Have you deduced which cards? A few of you have it figured out. I have consulted them before, hesitatingly. That is why you are my friends. You get it ... and for the most part me. So without further ado ... drum roll please ... the card of the day (she says trembling omniscient with both fear and eager anticipation): The Wheel of Fortune. Da-da!
Yes, faithful readers, the wheel of fortune has begun to turn in my favor. Giving me a needed boost. My projects can now enjoy great success. Soon I will be reaping benefits. Yay. I can handle that news. A cycle is continuing and its not the spin cycle on my aging GE washer. The interpretation goes on: "Success. Unexpected luck. Happiness. Something new is emerging and will bring new and exciting energy. Opportunity. Have faith in what is happening at the moment. Divine forces at work to bring good fortune into your life. Trust in the cycle of life.
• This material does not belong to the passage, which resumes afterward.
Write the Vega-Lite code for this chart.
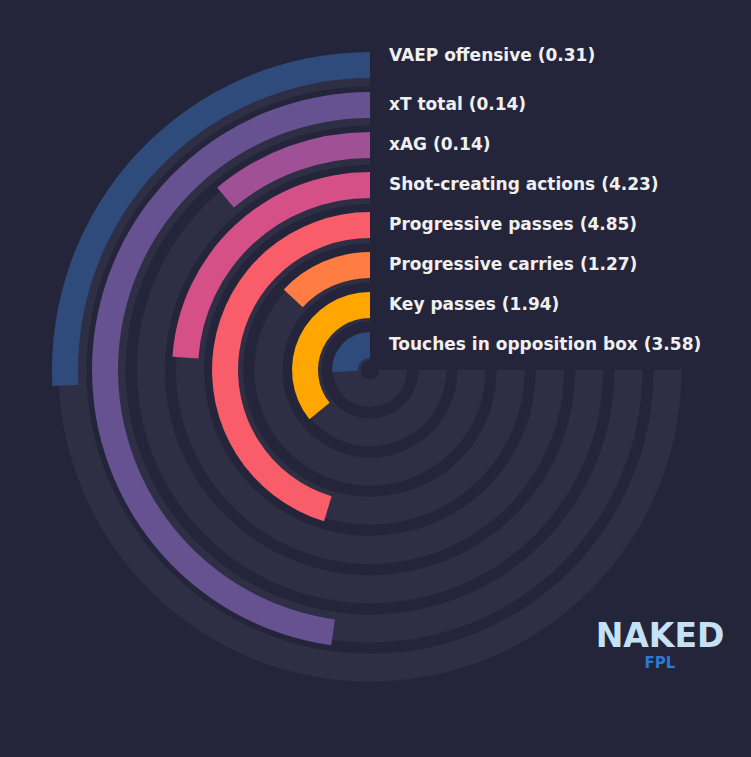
{
  "$schema": "https://vega.github.io/schema/vega-lite/v6.json",
  "width": 740,
  "height": 740,
  "autosize": "none",
  "padding": {"left": 0, "top": 0, "right": 11, "bottom": 17},
  "background": "#24253a",
  "config": {"view": {"stroke": null}},
  "title": {
    "text": "NAKED",
    "subtitle": "FPL",
    "orient": "bottom",
    "anchor": "end",
    "align": "center",
    "dx": -80,
    "offset": -119,
    "font": "DejaVu Sans",
    "fontSize": 33,
    "fontWeight": "bold",
    "color": "#c4e2f4",
    "subtitleFont": "DejaVu Sans",
    "subtitleFontSize": 15,
    "subtitleFontWeight": "bold",
    "subtitleColor": "#2a78d8",
    "subtitlePadding": 2
  },
  "data": {
    "values": [
      {"metric": "VAEP offensive", "value": 0.31, "ring": 8, "pct": 34.4, "label": "VAEP offensive (0.31)"},
      {"metric": "xT total", "value": 0.14, "ring": 7, "pct": 63.7, "label": "xT total (0.14)"},
      {"metric": "xAG", "value": 0.14, "ring": 6, "pct": 14.8, "label": "xAG (0.14)"},
      {"metric": "Shot-creating actions", "value": 4.23, "ring": 5, "pct": 31.9, "label": "Shot-creating actions (4.23)"},
      {"metric": "Progressive passes", "value": 4.85, "ring": 4, "pct": 60.4, "label": "Progressive passes (4.85)"},
      {"metric": "Progressive carries", "value": 1.27, "ring": 3, "pct": 17.4, "label": "Progressive carries (1.27)"},
      {"metric": "Key passes", "value": 1.94, "ring": 2, "pct": 47.8, "label": "Key passes (1.94)"},
      {"metric": "Touches in opposition box", "value": 3.58, "ring": 1, "pct": 34.6, "label": "Touches in opposition box (3.58)"}
    ]
  },
  "resolve": {"scale": {"radius": "independent"}},
  "layer": [
    {
      "mark": {"type": "arc", "radius2Offset": -28, "color": "#2e2f45"},
      "encoding": {
        "theta": {"datum": 100, "type": "quantitative", "scale": {"domain": [0, 100], "range": [6.283185, 1.570796]}},
        "theta2": {"datum": 0},
        "radius": {"field": "ring", "type": "quantitative", "scale": {"type": "linear", "zero": false, "domain": [0, 8], "range": [-2, 311.6]}},
        "radius2": {"field": "ring"}
      }
    },
    {
      "mark": {"type": "arc", "radius2Offset": -26},
      "encoding": {
        "theta": {"field": "pct", "type": "quantitative", "stack": null, "scale": {"domain": [0, 100], "range": [6.283185, 1.570796]}},
        "theta2": {"datum": 0},
        "radius": {"field": "ring", "type": "quantitative", "scale": {"type": "linear", "zero": false, "domain": [0, 8], "range": [-2, 318]}},
        "radius2": {"field": "ring"},
        "color": {
          "field": "metric",
          "type": "nominal",
          "legend": null,
          "scale": {
            "domain": ["VAEP offensive", "xT total", "xAG", "Shot-creating actions", "Progressive passes", "Progressive carries", "Key passes", "Touches in opposition box"],
            "range": ["#2f4b7c", "#665191", "#a05195", "#d45087", "#f95d6a", "#ff7c43", "#ffa600", "#2f4b7c"]
          }
        }
      }
    },
    {
      "transform": [{"filter": "datum.ring < 8"}],
      "mark": {"type": "text", "align": "left", "baseline": "middle", "dx": 19, "dy": 12.5, "font": "DejaVu Sans", "fontWeight": "bold", "fontSize": 17, "color": "#f0f0f0"},
      "encoding": {
        "theta": {"datum": 0, "type": "quantitative", "scale": {"domain": [0, 100], "range": [6.283185, 1.570796]}},
        "radius": {"field": "ring", "type": "quantitative", "scale": {"type": "linear", "zero": false, "domain": [0, 8], "range": [-2, 318]}},
        "text": {"field": "label"}
      }
    },
    {
      "transform": [{"filter": "datum.ring == 8"}],
      "mark": {"type": "text", "align": "left", "baseline": "middle", "dx": 19, "dy": 4, "font": "DejaVu Sans", "fontWeight": "bold", "fontSize": 17, "color": "#f0f0f0"},
      "encoding": {
        "theta": {"datum": 0, "type": "quantitative", "scale": {"domain": [0, 100], "range": [6.283185, 1.570796]}},
        "radius": {"field": "ring", "type": "quantitative", "scale": {"type": "linear", "zero": false, "domain": [0, 8], "range": [-2, 318]}},
        "text": {"field": "label"}
      }
    }
  ]
}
Possible new money on the way."
Nouveau riche? Hell, that would be fine with me. Coins are good things. I might even flip one tomorrow.
Cheers! Let the games begin ...
Back to today. Charlie and I are in our trusty Volvo wagon heading west on Storrow Drive back to Harvard and the remaining six weeks of his college career. Senior spring. Replete with parties and papers and best of friends celebrating before they embark toward their futures shedding the last vestiges of their childhoods. Confident young men and women. Lovely. Optimistic. Innocent.
We are enjoying a few final moments before classes resume and this Mom heads back north. The route gracefully winds along side the grassy promenade swarming with bikers, joggers and lovers hand in hand in this 'feels like summer' morning. Weeping willows along the Esplanade shimmer chartreuse. Bradford Pears boast their frothy white billows next to red buds trees aflame with, well, deep pink-red blossoms. Sugar magnolias burst forth pink plumes and dogwoods sway white lacy against the pastel blue skies filled with wisps of white clouds. Spring is arriving early this year. And nowhere is more glorious than in Boston. Along the Charles. In the Commons. And especially in the Public Gardens where freshly painted swan boats glide smoothly across the glassy pond.
Cheers to your dreams ... may they carry you comfortably ... and inspire your footsteps, with love.